Operational Performance & Business Trends
- Growth engine: Year-end advances rose to ₹12.34 lakh cr with double-digit deposit growth at ₹13.36 lakh cr. The loan-to-deposit ratio climbed to ~92% (from ~89%), indicating strong credit demand and tighter funding balance.
- Funding and costs: Interest expense grew in line with the rising rate/competition backdrop, while employee costs and other opex increased (investments in distribution and technology). This combination compressed operating leverage in Q4.
- Asset quality: GNPA ratio improved to 1.23% (QoQ and YoY), and NNPA at 0.37% remained low. Covid resolution framework exposure is small (~₹958 cr standard accounts outstanding), limiting tail risk from that book.
- Portfolio actions: The bank acquired retail and corporate loans and transferred some corporate loans during FY26, largely from higher-rated pools. These moves fine-tune risk-return without materially altering overall credit risk.
- Capital and buffers: CAR at 16.42% remains comfortable despite growth and higher provisions. A token dividend of ₹1/share indicates emphasis on capital retention to fund growth.
Management Commentary (Simplified)
- We are leaning into loan growth while keeping asset quality strong; provisions reflect prudence as the book scales.
- We continue to invest in people and technology, which lifts near-term costs but supports growth and service quality.
- We are optimizing the portfolio via selective acquisitions/transfers, focusing on better-rated exposures.
- Dividend is modest to preserve capital amid strong growth opportunities.
Key Positives
- Strong loan growth (+18.5% YoY) with stable headline asset quality (GNPA 1.23%).
- Healthy capital (CAR 16.42%) and rising net worth (₹1.96 lakh cr) support future expansion.
- NII growth remained positive despite pressure on margins.
- Resolution framework book is small; systemic Covid-related risks appear contained.
Key Concerns
- Provisions spiked (FY +71%; Q4 elevated), weighing on earnings and RoA.
- Margin and cost pressure: cost-to-income up; NII growth trails loan growth, implying NIM compression.
- RoA moderated to 1.45% (from 1.74%); needs improvement for re-rating.
- Funding tightness: Loan-to-deposit at ~92%; rising reliance on borrowings could keep cost of funds firm.
- Other income volatility (Q4 down YoY) adds unpredictability to quarterly P&L.
Final Takeaway for Investors
Axis Bank delivered solid balance-sheet growth and kept headline asset quality in check, but earnings quality was mixed.

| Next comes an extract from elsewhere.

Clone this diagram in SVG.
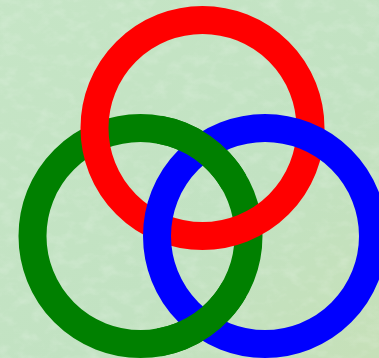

Higher provisions and operating costs outweighed modest revenue gains, and Q4 profit benefited from a tax credit that is unlikely to repeat. Near-term stock performance will hinge on stabilizing margins, normalizing credit costs, and better operating leverage. If the bank converts its strong growth pipeline into profitable growth while keeping asset quality tight, FY27 can look better. Keep an eye on deposit mobilization, cost control, and the provisioning trajectory.
FAQs
- What is revenue for a bank?
Revenue is the total income, mainly interest earned on loans and investments plus other income (fees, forex, treasury gains). Axis Bank’s FY26 total income was ₹1,53,163 cr. - What is profit?
Profit is what remains after all expenses: interest costs, operating expenses, provisions, and taxes. Axis Bank’s FY26 PAT was ₹24,457 cr. - Why did profit change this year?

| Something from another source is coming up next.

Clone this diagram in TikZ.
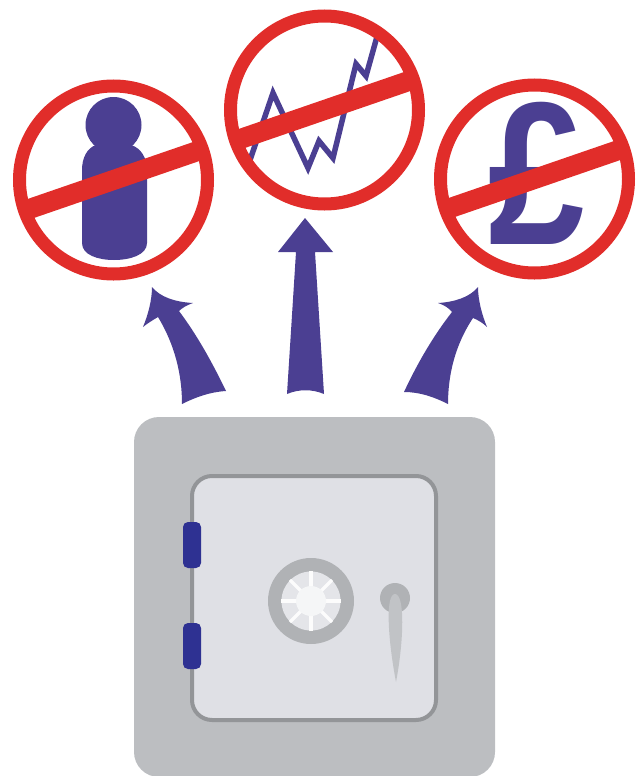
\documentclass[tikz,border=0pt]{standalone}
\usepackage{fontspec}
\usepackage{tikz}
\usetikzlibrary{positioning,calc}
\newfontfamily\poundfont{Liberation Sans}
\definecolor{signclr}{RGB}{225,45,42}
\definecolor{arrowclr}{RGB}{75,63,146}
\definecolor{safeclr}{RGB}{188,190,193}
\definecolor{doorclr}{RGB}{223,224,229}
\definecolor{edgeclr}{RGB}{147,149,152}
\definecolor{hingeclr}{RGB}{46,49,146}
\definecolor{dialclr}{RGB}{176,178,181}
\tikzset{
  ring/.style={circle,draw=signclr,line width=2.6mm,minimum size=37.6mm,
               inner sep=0pt,outer sep=0pt},
  barline/.style={draw=signclr,line width=4mm},
  upshape/.style={fill=arrowclr},
  graph line/.style={draw=arrowclr,line width=1.1mm,line join=miter},
  hinge/.style={fill=hingeclr,rounded corners=1mm},
}
\begin{document}
\begin{tikzpicture}[x=0.2mm,y=-0.2mm]
\useasboundingbox (0,0) rectangle (643,776);

\fill[fill=safeclr,rounded corners=5mm] (134,417) rectangle (495,777);
\draw[fill=doorclr,draw=edgeclr,line width=0.8mm,rounded corners=4mm] (192,476) rectangle (436,720);
\fill[hinge] (183,522) rectangle (201,568);
\fill[hinge] (183,623) rectangle (201,669);

\node[circle,fill=dialclr,minimum size=17.2mm,inner sep=0pt] (dial) at (311,601) {};
\node[circle,fill=doorclr!85!white,minimum size=11.8mm,inner sep=0pt] (face) at (dial) {};
\foreach \ang in {0,45,...,315}
  \draw[white!90!doorclr,line width=0.7mm] (face.center) -- (face.\ang);
\node[circle,fill=white!70!doorclr,minimum size=6mm,inner sep=0pt] (hub) at (dial) {};

\node[circle,fill=dialclr,minimum size=6mm,inner sep=0pt] (knob) at (395,598) {};
\fill[fill=safeclr!85!doorclr] (395,594) .. controls (405,594) and (404,640) .. (396,682)
  .. controls (388,640) and (385,594) .. (395,594) -- cycle;

\fill[upshape] (152,287) .. controls (160,297) and (175,302) .. (193,303)
  .. controls (187,305) and (182,308) .. (179,311)
  .. controls (197,335) and (212,362) .. (226,391)
  .. controls (210,392) and (196,397) .. (182,404)
  .. controls (182,375) and (175,345) .. (158,317)
  .. controls (153,320) and (148,323) .. (143,327)
  .. controls (148,315) and (152,300) .. (152,287) -- cycle;
\fill[upshape] (305,218) -- (333,252) -- (315,252) -- (324,394)
  .. controls (312,389) and (299,389) .. (287,394) -- (296,252) -- (278,252) -- cycle;
\fill[upshape] (478,287) .. controls (470,297) and (455,302) .. (438,303)
  .. controls (444,305) and (449,308) .. (452,312)
  .. controls (434,335) and (418,362) .. (404,392)
  .. controls (420,392) and (434,397) .. (448,404)
  .. controls (448,375) and (455,345) .. (473,318)
  .. controls (478,320) and (483,323) .. (487,327)
  .. controls (482,315) and (478,300) .. (478,287) -- cycle;

\fill[fill=arrowclr] (113.5,125) circle (28);
\fill[fill=arrowclr] (96,145) -- (131,145) .. controls (141,148) and (147,158) .. (147,170)
  -- (147,243) .. controls (147,255) and (130,260) .. (114,260)
  .. controls (98,260) and (82,255) .. (82,243) -- (82,170)
  .. controls (82,158) and (87,148) .. (96,145) -- cycle;
\draw[graph line] (250,160) -- (273,93) -- (308,168) -- (319,141) -- (333,158)
  -- (356,64) -- (366,76) -- (378,33);
\node[inner sep=0pt,anchor=base,text=arrowclr,xscale=0.85,transform shape,
      font=\poundfont\bfseries\fontsize{116}{116}\selectfont]
  (pound) at (537,244) {£};

\node[ring] (signperson) at (113.5,180) {};
\node[ring] (signchart) at (324.5,110) {};
\node[ring] (signpound) at (534.5,179) {};
\foreach \sign in {signperson,signchart,signpound}
  \draw[barline] (\sign.199.5) -- (\sign.19.5);
\end{tikzpicture}
\end{document}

Mainly due to higher provisions and rising costs despite revenue growth. In Q4, a tax write-back supported profit even as operating profit softened. - What are NPAs and why do they matter?

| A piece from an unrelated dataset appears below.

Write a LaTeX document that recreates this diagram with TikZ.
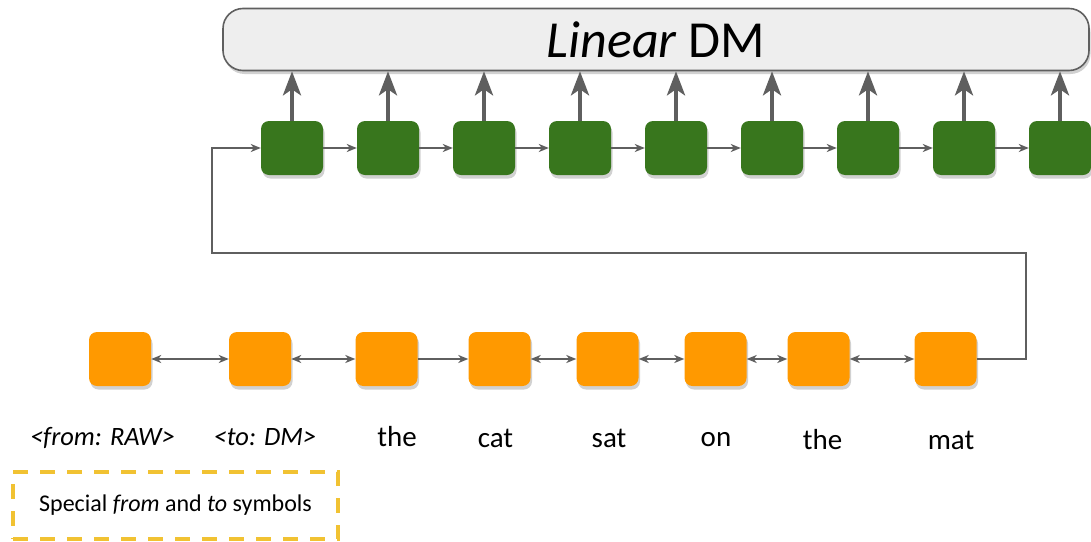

NPAs are loans where borrowers are not paying on time. Lower GNPA/NNPA means better asset quality and usually lower future credit costs. Axis Bank’s GNPA ratio improved to 1.23%. - Is Axis Bank a good stock to buy now?
It depends on your risk and time horizon. Positives are strong growth, solid capital, and stable asset quality. Watch for margin recovery, cost discipline, and provision trends before taking a call. This is not investment advice.
Disclaimer
This post is for educational purposes only. It is not investment advice or a recommendation to buy or sell any security. Always do your own research or consult a qualified advisor before investing.